- **Exercise prompt**:
Copy out the data below from the line containing "Generate a web" to the line containing "height = 402 - margin.top - margin.bottom;", both lines included, with all images left out.

- **Given records**:

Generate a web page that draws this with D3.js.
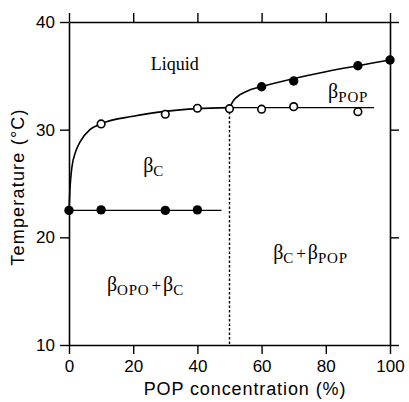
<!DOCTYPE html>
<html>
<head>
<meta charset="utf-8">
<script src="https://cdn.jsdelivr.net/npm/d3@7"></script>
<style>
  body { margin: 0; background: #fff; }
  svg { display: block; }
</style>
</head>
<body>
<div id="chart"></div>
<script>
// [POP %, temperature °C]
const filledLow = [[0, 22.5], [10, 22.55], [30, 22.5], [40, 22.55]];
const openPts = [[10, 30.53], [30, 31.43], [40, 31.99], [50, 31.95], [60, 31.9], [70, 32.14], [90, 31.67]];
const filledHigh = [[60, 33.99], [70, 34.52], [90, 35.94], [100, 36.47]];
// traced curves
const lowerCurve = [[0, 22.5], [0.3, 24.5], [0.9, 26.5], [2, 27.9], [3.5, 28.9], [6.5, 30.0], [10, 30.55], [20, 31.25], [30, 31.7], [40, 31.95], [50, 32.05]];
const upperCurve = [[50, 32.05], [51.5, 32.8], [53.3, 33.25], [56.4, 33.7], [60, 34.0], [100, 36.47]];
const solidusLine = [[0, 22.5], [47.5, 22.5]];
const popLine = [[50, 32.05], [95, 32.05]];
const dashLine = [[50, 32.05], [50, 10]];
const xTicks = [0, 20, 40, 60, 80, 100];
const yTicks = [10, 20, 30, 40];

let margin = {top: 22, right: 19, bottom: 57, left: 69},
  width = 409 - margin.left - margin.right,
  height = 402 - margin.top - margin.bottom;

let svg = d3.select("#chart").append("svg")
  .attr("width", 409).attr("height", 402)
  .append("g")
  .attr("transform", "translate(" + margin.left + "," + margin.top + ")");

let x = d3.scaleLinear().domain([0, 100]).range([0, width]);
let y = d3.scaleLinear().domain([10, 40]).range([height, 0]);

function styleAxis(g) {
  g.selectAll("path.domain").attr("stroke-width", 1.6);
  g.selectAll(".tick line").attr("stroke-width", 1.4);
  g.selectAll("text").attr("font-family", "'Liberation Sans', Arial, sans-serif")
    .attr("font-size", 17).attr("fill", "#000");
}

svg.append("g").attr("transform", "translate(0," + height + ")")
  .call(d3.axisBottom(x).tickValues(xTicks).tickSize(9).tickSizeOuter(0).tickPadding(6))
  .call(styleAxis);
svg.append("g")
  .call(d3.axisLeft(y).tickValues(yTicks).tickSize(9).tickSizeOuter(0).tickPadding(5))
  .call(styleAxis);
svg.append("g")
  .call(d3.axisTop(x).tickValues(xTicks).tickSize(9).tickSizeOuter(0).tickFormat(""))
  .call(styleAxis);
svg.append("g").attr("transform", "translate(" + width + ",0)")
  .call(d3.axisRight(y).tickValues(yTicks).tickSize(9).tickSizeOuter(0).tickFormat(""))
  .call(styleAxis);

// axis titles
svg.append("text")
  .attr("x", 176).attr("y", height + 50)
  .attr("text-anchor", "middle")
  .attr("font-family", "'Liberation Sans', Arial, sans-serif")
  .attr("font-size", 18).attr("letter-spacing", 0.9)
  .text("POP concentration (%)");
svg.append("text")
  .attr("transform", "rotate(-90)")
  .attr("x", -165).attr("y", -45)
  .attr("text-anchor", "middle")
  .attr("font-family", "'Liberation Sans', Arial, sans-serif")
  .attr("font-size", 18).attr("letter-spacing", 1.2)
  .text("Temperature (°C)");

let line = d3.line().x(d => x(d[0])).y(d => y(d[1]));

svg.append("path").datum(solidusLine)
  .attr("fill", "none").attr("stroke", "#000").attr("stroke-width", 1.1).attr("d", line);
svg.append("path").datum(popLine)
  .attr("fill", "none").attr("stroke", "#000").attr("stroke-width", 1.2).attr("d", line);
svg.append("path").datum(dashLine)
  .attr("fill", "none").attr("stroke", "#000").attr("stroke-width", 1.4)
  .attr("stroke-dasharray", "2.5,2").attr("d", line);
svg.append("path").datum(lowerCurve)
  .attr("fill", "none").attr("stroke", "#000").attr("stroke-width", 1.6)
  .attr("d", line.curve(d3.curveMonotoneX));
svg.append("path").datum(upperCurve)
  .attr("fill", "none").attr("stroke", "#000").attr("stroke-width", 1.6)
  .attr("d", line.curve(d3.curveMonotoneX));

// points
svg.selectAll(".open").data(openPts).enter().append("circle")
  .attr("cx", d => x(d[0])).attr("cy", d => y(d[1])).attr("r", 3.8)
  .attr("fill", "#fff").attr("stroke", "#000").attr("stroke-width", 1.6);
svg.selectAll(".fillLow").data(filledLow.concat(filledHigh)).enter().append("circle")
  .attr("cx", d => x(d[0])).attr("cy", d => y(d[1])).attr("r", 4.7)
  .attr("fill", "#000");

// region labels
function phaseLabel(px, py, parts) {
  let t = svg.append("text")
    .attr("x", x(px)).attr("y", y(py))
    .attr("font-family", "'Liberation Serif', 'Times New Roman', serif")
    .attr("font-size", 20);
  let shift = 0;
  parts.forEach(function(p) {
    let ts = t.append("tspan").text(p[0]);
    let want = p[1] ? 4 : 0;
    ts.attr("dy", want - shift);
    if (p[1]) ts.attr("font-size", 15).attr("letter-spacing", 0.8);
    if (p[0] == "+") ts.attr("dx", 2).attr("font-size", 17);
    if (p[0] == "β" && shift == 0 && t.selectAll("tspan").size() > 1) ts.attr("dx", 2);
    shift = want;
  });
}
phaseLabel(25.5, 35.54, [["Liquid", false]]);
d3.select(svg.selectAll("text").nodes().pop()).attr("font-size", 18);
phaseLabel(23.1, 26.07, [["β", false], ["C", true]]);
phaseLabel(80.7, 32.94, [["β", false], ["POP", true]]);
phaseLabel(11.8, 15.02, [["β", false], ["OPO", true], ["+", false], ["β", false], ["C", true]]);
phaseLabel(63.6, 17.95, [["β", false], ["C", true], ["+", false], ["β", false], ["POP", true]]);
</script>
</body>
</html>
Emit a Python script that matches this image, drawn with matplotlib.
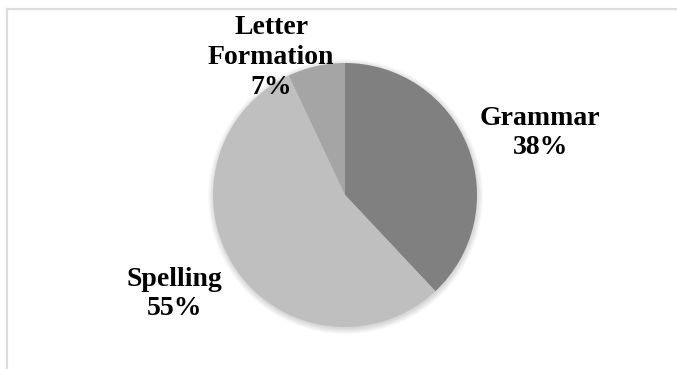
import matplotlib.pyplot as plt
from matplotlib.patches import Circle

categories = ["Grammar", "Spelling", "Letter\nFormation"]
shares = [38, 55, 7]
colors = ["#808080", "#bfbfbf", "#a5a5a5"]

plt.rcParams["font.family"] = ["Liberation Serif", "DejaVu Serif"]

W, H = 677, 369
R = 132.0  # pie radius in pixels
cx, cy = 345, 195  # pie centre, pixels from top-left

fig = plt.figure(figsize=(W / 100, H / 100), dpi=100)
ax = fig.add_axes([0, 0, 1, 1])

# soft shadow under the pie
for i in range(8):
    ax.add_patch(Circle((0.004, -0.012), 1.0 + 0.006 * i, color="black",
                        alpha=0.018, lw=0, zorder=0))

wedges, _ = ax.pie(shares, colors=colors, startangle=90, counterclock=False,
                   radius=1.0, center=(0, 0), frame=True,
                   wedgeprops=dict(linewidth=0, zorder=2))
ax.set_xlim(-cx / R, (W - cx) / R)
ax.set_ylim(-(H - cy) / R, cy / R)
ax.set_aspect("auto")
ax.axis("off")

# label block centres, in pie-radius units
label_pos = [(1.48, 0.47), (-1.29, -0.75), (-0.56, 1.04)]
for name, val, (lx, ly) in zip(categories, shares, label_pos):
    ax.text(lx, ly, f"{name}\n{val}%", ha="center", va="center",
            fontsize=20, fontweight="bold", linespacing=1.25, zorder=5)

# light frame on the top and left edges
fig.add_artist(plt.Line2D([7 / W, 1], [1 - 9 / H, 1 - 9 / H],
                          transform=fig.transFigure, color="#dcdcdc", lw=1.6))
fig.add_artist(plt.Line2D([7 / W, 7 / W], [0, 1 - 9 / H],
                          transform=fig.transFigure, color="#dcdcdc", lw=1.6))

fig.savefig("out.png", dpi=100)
---
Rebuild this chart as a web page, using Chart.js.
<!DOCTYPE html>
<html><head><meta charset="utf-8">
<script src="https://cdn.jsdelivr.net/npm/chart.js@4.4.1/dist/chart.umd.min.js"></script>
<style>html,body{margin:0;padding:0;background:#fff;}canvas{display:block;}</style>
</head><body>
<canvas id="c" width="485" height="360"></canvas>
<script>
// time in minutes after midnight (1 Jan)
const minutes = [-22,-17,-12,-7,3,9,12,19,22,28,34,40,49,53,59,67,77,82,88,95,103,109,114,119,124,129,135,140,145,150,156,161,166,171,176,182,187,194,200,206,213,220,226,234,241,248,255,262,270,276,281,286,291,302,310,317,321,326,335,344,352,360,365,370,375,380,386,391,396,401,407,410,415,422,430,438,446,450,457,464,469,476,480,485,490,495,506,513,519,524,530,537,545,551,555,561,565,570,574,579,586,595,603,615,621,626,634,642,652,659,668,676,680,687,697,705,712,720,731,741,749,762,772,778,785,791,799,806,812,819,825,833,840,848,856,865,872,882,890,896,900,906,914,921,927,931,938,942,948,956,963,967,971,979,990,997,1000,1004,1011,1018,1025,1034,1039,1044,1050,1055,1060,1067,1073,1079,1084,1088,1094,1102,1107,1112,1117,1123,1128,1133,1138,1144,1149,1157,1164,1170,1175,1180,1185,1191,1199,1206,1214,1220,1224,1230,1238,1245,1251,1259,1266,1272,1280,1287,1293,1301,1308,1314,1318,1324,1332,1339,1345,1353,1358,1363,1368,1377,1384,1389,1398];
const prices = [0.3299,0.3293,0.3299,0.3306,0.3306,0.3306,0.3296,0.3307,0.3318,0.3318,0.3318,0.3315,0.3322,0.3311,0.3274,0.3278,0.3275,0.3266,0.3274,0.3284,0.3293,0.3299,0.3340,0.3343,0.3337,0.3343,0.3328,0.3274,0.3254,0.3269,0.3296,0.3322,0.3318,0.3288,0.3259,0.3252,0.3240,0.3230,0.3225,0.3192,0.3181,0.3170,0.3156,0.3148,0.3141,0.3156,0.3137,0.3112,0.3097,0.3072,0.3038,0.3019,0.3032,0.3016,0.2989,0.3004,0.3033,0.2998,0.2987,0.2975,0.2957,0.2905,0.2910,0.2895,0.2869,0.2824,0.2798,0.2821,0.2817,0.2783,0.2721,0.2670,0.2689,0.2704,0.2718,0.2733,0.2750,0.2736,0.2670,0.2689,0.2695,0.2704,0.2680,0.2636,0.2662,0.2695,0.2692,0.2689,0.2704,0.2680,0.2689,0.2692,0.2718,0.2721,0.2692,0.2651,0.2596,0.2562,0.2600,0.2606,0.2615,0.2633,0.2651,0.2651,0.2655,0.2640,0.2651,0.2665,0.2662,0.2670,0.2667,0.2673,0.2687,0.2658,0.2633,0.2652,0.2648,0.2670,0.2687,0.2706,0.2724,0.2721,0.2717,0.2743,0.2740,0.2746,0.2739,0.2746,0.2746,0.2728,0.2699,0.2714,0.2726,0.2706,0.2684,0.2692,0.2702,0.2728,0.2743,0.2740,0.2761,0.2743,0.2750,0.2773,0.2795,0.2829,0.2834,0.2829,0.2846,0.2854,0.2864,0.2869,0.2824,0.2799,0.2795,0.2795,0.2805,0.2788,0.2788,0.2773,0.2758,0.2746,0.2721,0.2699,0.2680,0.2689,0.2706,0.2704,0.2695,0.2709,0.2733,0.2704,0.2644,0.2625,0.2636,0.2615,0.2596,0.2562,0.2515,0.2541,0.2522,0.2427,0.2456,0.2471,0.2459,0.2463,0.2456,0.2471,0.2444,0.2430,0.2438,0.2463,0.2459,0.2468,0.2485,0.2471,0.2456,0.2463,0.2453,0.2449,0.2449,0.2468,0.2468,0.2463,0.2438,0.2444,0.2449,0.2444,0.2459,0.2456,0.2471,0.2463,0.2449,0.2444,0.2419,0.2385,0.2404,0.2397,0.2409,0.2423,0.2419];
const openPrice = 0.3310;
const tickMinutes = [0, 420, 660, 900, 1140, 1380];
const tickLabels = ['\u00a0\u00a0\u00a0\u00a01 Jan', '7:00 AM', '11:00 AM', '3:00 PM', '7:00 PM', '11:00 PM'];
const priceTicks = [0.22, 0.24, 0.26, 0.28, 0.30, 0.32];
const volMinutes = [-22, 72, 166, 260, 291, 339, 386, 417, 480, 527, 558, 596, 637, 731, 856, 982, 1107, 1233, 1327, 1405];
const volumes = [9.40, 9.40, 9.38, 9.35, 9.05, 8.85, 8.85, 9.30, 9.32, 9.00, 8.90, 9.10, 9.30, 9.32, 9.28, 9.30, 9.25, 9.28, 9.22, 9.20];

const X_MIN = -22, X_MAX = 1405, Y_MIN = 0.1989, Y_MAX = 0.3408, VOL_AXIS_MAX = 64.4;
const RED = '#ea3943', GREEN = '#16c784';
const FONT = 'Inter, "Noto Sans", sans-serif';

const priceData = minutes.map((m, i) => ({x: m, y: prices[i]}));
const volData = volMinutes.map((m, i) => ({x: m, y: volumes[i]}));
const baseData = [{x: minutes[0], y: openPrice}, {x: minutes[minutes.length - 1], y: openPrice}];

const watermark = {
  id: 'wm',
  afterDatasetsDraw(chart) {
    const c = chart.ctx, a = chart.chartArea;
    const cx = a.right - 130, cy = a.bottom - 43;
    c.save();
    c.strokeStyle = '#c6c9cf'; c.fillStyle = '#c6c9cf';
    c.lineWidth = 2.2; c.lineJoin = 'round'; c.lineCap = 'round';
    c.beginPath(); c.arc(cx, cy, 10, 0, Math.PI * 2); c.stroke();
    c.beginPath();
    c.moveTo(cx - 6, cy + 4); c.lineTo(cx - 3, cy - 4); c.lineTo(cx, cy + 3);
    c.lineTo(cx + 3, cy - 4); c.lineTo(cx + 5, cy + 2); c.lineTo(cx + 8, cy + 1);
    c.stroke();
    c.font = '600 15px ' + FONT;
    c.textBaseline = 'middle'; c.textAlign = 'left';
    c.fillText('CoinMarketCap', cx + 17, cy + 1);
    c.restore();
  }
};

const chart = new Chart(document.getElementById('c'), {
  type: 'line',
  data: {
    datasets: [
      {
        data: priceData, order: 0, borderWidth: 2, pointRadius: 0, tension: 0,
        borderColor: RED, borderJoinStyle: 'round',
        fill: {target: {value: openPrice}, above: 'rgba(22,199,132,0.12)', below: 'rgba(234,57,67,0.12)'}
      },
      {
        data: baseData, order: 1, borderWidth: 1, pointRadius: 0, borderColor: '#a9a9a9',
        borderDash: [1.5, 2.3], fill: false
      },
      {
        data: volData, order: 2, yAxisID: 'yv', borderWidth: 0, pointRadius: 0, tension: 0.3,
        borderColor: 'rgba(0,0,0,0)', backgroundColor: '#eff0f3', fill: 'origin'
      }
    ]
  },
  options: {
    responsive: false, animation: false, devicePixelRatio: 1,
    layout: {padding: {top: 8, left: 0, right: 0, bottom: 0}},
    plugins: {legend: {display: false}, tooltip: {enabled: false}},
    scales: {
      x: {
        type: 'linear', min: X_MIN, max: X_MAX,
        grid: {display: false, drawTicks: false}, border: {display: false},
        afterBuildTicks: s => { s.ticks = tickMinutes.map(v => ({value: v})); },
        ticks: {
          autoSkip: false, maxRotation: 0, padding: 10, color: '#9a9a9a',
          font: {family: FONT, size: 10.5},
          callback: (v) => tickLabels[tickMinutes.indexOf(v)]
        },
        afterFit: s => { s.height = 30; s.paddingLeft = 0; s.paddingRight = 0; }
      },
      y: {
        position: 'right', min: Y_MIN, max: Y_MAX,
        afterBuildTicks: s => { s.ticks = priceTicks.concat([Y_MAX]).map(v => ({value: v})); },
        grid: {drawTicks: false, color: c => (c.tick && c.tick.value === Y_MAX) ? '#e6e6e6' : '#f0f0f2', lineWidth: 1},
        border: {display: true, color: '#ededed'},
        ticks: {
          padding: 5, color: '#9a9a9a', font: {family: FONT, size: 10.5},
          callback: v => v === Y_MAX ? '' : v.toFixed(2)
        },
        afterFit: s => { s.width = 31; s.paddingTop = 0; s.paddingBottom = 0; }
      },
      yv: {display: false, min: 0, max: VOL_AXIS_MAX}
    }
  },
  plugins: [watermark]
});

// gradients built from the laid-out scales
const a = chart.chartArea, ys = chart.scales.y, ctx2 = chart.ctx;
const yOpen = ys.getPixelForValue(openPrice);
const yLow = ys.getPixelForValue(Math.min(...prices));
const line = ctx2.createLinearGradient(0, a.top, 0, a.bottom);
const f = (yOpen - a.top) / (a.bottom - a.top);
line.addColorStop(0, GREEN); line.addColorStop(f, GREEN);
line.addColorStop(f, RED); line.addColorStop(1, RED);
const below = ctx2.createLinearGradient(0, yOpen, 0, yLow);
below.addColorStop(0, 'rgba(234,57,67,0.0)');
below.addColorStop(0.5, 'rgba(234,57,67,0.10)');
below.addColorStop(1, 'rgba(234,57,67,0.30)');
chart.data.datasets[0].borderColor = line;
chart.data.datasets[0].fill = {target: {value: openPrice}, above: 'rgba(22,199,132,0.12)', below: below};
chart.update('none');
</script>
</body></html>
==
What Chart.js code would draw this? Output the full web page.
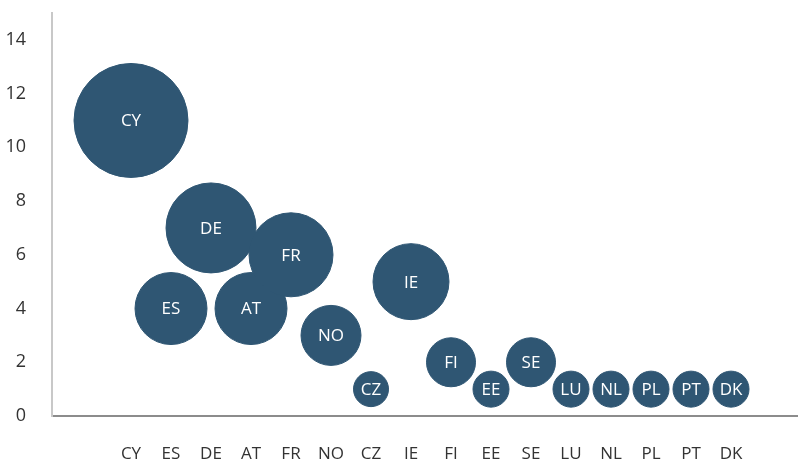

- **Expected answer**:
Generate a web page that draws this with D3.js.
<!DOCTYPE html>
<html>
<head>
<meta charset="utf-8">
<script src="https://cdn.jsdelivr.net/npm/d3@7"></script>
<style>
  body { margin: 0; background: #fff; }
  svg { display: block; }
</style>
</head>
<body>
<div id="chart"></div>
<script>
// [POP %, temperature °C]
const filledLow = [[0, 22.5], [10, 22.55], [30, 22.5], [40, 22.55]];
const openPts = [[10, 30.53], [30, 31.43], [40, 31.99], [50, 31.95], [60, 31.9], [70, 32.14], [90, 31.67]];
const filledHigh = [[60, 33.99], [70, 34.52], [90, 35.94], [100, 36.47]];
// traced curves
const lowerCurve = [[0, 22.5], [0.3, 24.5], [0.9, 26.5], [2, 27.9], [3.5, 28.9], [6.5, 30.0], [10, 30.55], [20, 31.25], [30, 31.7], [40, 31.95], [50, 32.05]];
const upperCurve = [[50, 32.05], [51.5, 32.8], [53.3, 33.25], [56.4, 33.7], [60, 34.0], [100, 36.47]];
const solidusLine = [[0, 22.5], [47.5, 22.5]];
const popLine = [[50, 32.05], [95, 32.05]];
const dashLine = [[50, 32.05], [50, 10]];
const xTicks = [0, 20, 40, 60, 80, 100];
const yTicks = [10, 20, 30, 40];

let margin = {top: 22, right: 19, bottom: 57, left: 69},
  width = 409 - margin.left - margin.right,
  height = 402 - margin.top - margin.bottom;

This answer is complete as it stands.